● DIRECTIONS FOR THIS TASK
Set the listing down again in full, word for word, with the pictures left out.

═══

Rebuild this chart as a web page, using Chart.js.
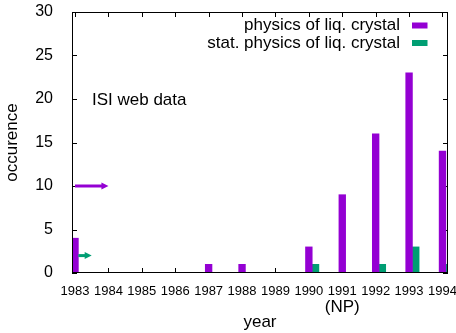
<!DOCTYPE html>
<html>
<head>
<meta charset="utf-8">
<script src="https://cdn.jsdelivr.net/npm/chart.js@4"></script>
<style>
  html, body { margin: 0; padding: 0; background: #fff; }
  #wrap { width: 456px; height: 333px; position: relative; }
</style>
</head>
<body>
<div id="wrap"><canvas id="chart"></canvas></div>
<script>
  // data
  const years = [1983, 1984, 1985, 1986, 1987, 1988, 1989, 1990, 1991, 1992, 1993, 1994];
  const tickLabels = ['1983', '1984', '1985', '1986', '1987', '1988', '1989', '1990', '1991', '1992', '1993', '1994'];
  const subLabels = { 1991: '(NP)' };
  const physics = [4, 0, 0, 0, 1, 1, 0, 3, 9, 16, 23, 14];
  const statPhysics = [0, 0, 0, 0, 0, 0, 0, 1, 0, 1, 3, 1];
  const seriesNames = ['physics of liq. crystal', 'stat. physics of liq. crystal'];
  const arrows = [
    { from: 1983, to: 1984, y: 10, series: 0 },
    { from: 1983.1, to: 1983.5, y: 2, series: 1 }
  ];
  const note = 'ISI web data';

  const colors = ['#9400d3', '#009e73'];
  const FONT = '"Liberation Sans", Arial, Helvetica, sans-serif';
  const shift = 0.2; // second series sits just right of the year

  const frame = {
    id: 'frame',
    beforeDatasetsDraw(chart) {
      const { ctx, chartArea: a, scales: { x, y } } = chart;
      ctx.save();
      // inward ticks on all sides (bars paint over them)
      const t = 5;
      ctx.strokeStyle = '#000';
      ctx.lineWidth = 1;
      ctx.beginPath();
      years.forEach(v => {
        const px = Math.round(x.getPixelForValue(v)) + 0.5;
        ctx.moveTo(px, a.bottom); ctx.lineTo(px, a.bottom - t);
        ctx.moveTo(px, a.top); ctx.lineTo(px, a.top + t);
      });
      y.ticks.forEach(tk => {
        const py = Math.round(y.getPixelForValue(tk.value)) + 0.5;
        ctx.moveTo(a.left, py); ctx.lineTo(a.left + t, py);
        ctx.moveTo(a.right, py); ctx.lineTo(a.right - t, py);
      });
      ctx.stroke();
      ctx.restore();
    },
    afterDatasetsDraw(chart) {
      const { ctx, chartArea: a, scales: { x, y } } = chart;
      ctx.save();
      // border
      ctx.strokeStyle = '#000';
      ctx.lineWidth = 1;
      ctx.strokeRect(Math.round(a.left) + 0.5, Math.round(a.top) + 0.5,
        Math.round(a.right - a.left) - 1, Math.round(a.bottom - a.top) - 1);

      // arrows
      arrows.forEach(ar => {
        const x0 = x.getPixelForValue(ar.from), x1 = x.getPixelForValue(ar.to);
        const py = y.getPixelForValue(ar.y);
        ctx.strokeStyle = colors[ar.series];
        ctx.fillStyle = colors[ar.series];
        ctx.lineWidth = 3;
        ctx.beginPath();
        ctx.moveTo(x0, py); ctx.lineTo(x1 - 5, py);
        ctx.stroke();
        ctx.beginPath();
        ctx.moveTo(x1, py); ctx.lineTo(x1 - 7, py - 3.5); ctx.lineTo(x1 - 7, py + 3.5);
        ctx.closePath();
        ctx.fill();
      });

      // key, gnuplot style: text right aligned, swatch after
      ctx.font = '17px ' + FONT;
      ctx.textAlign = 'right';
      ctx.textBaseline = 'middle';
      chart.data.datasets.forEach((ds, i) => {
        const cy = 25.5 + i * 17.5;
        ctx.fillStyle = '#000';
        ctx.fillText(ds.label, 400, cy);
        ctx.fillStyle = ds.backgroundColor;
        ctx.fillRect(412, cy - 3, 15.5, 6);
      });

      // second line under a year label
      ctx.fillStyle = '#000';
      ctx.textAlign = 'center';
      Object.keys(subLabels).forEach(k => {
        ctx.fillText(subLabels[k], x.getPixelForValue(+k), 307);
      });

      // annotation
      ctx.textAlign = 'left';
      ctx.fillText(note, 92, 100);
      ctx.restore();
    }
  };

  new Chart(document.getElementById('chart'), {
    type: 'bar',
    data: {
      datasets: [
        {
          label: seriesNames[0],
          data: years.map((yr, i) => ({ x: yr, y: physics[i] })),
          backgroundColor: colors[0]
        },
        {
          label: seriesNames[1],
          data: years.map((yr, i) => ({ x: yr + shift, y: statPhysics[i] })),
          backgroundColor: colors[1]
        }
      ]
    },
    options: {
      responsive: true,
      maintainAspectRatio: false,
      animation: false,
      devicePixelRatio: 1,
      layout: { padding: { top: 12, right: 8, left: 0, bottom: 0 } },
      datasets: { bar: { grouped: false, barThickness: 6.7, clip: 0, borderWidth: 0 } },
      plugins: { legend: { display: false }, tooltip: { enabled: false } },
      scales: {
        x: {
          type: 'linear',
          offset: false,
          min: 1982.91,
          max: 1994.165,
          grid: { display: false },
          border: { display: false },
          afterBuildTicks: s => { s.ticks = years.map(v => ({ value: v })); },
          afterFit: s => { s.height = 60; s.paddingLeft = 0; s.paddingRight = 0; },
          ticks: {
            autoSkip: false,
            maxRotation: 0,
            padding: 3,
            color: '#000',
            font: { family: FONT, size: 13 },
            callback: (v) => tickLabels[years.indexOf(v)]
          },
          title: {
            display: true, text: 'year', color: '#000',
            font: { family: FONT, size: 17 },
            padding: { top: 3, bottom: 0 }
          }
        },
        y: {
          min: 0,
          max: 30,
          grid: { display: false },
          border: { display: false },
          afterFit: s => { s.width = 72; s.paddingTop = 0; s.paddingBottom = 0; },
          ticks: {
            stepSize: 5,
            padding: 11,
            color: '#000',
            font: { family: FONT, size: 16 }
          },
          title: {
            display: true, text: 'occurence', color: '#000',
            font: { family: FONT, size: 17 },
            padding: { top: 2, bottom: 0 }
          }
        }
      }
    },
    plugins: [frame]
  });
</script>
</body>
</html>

═══

● ANSWER FOR THIS EXERCISE
Rebuild this chart as a web page, using Chart.js.
<!DOCTYPE html>
<html>
<head>
<meta charset="utf-8">
<script src="https://cdn.jsdelivr.net/npm/chart.js@4"></script>
<style>
  html, body { margin: 0; padding: 0; background: #fff; }
  #wrap { width: 456px; height: 333px; position: relative; }
</style>
</head>
<body>
<div id="wrap"><canvas id="chart"></canvas></div>
<script>
  // data
  const years = [1983, 1984, 1985, 1986, 1987, 1988, 1989, 1990, 1991, 1992, 1993, 1994];
  const tickLabels = ['1983', '1984', '1985', '1986', '1987', '1988', '1989', '1990', '1991', '1992', '1993', '1994'];
  const subLabels = { 1991: '(NP)' };
  const physics = [4, 0, 0, 0, 1, 1, 0, 3, 9, 16, 23, 14];
  const statPhysics = [0, 0, 0, 0, 0, 0, 0, 1, 0, 1, 3, 1];
  const seriesNames = ['physics of liq. crystal', 'stat. physics of liq. crystal'];
  const arrows = [
    { from: 1983, to: 1984, y: 10, series: 0 },
    { from: 1983.1, to: 1983.5, y: 2, series: 1 }
  ];
  const note = 'ISI web data';

  const colors = ['#9400d3', '#009e73'];
  const FONT = '"Liberation Sans", Arial, Helvetica, sans-serif';
  const shift = 0.2; // second series sits just right of the year

  const frame = {
    id: 'frame',
    beforeDatasetsDraw(chart) {
      const { ctx, chartArea: a, scales: { x, y } } = chart;
      ctx.save();
      // inward ticks on all sides (bars paint over them)
      const t = 5;
      ctx.strokeStyle = '#000';
      ctx.lineWidth = 1;
      ctx.beginPath();
      years.forEach(v => {
        const px = Math.round(x.getPixelForValue(v)) + 0.5;
        ctx.moveTo(px, a.bottom); ctx.lineTo(px, a.bottom - t);
        ctx.moveTo(px, a.top); ctx.lineTo(px, a.top + t);
      });
      y.ticks.forEach(tk => {
        const py = Math.round(y.getPixelForValue(tk.value)) + 0.5;
        ctx.moveTo(a.left, py); ctx.lineTo(a.left + t, py);
        ctx.moveTo(a.right, py); ctx.lineTo(a.right - t, py);
      });
      ctx.stroke();
      ctx.restore();
    },
    afterDatasetsDraw(chart) {
      const { ctx, chartArea: a, scales: { x, y } } = chart;
      ctx.save();
      // border
      ctx.strokeStyle = '#000';
      ctx.lineWidth = 1;
      ctx.strokeRect(Math.round(a.left) + 0.5, Math.round(a.top) + 0.5,
        Math.round(a.right - a.left) - 1, Math.round(a.bottom - a.top) - 1);

      // arrows
      arrows.forEach(ar => {
        const x0 = x.getPixelForValue(ar.from), x1 = x.getPixelForValue(ar.to);
        const py = y.getPixelForValue(ar.y);
        ctx.strokeStyle = colors[ar.series];
        ctx.fillStyle = colors[ar.series];
        ctx.lineWidth = 3;
        ctx.beginPath();
        ctx.moveTo(x0, py); ctx.lineTo(x1 - 5, py);
        ctx.stroke();
        ctx.beginPath();
        ctx.moveTo(x1, py); ctx.lineTo(x1 - 7, py - 3.5); ctx.lineTo(x1 - 7, py + 3.5);
        ctx.closePath();
        ctx.fill();
      });

      // key, gnuplot style: text right aligned, swatch after
      ctx.font = '17px ' + FONT;
      ctx.textAlign = 'right';
      ctx.textBaseline = 'middle';
      chart.data.datasets.forEach((ds, i) => {
        const cy = 25.5 + i * 17.5;
        ctx.fillStyle = '#000';
        ctx.fillText(ds.label, 400, cy);
        ctx.fillStyle = ds.backgroundColor;
        ctx.fillRect(412, cy - 3, 15.5, 6);
      });

      // second line under a year label
      ctx.fillStyle = '#000';
      ctx.textAlign = 'center';
      Object.keys(subLabels).forEach(k => {
        ctx.fillText(subLabels[k], x.getPixelForValue(+k), 307);
      });

      // annotation
      ctx.textAlign = 'left';
      ctx.fillText(note, 92, 100);
      ctx.restore();
    }
  };

  new Chart(document.getElementById('chart'), {
    type: 'bar',
    data: {
      datasets: [
        {
          label: seriesNames[0],
          data: years.map((yr, i) => ({ x: yr, y: physics[i] })),
          backgroundColor: colors[0]
        },
        {
          label: seriesNames[1],
          data: years.map((yr, i) => ({ x: yr + shift, y: statPhysics[i] })),
          backgroundColor: colors[1]
        }
      ]
    },
    options: {
      responsive: true,
      maintainAspectRatio: false,
      animation: false,
      devicePixelRatio: 1,
      layout: { padding: { top: 12, right: 8, left: 0, bottom: 0 } },
      datasets: { bar: { grouped: false, barThickness: 6.7, clip: 0, borderWidth: 0 } },
      plugins: { legend: { display: false }, tooltip: { enabled: false } },
      scales: {
        x: {
          type: 'linear',
          offset: false,
          min: 1982.91,
          max: 1994.165,
          grid: { display: false },
          border: { display: false },
          afterBuildTicks: s => { s.ticks = years.map(v => ({ value: v })); },
          afterFit: s => { s.height = 60; s.paddingLeft = 0; s.paddingRight = 0; },
          ticks: {
            autoSkip: false,
            maxRotation: 0,
            padding: 3,
            color: '#000',
            font: { family: FONT, size: 13 },
            callback: (v) => tickLabels[years.indexOf(v)]
          },
          title: {
            display: true, text: 'year', color: '#000',
            font: { family: FONT, size: 17 },
            padding: { top: 3, bottom: 0 }
          }
        },
        y: {
          min: 0,
          max: 30,
          grid: { display: false },
          border: { display: false },
          afterFit: s => { s.width = 72; s.paddingTop = 0; s.paddingBottom = 0; },
          ticks: {
            stepSize: 5,
            padding: 11,
            color: '#000',
            font: { family: FONT, size: 16 }
          },
          title: {
            display: true, text: 'occurence', color: '#000',
            font: { family: FONT, size: 17 },
            padding: { top: 2, bottom: 0 }
          }
        }
      }
    },
    plugins: [frame]
  });
</script>
</body>
</html>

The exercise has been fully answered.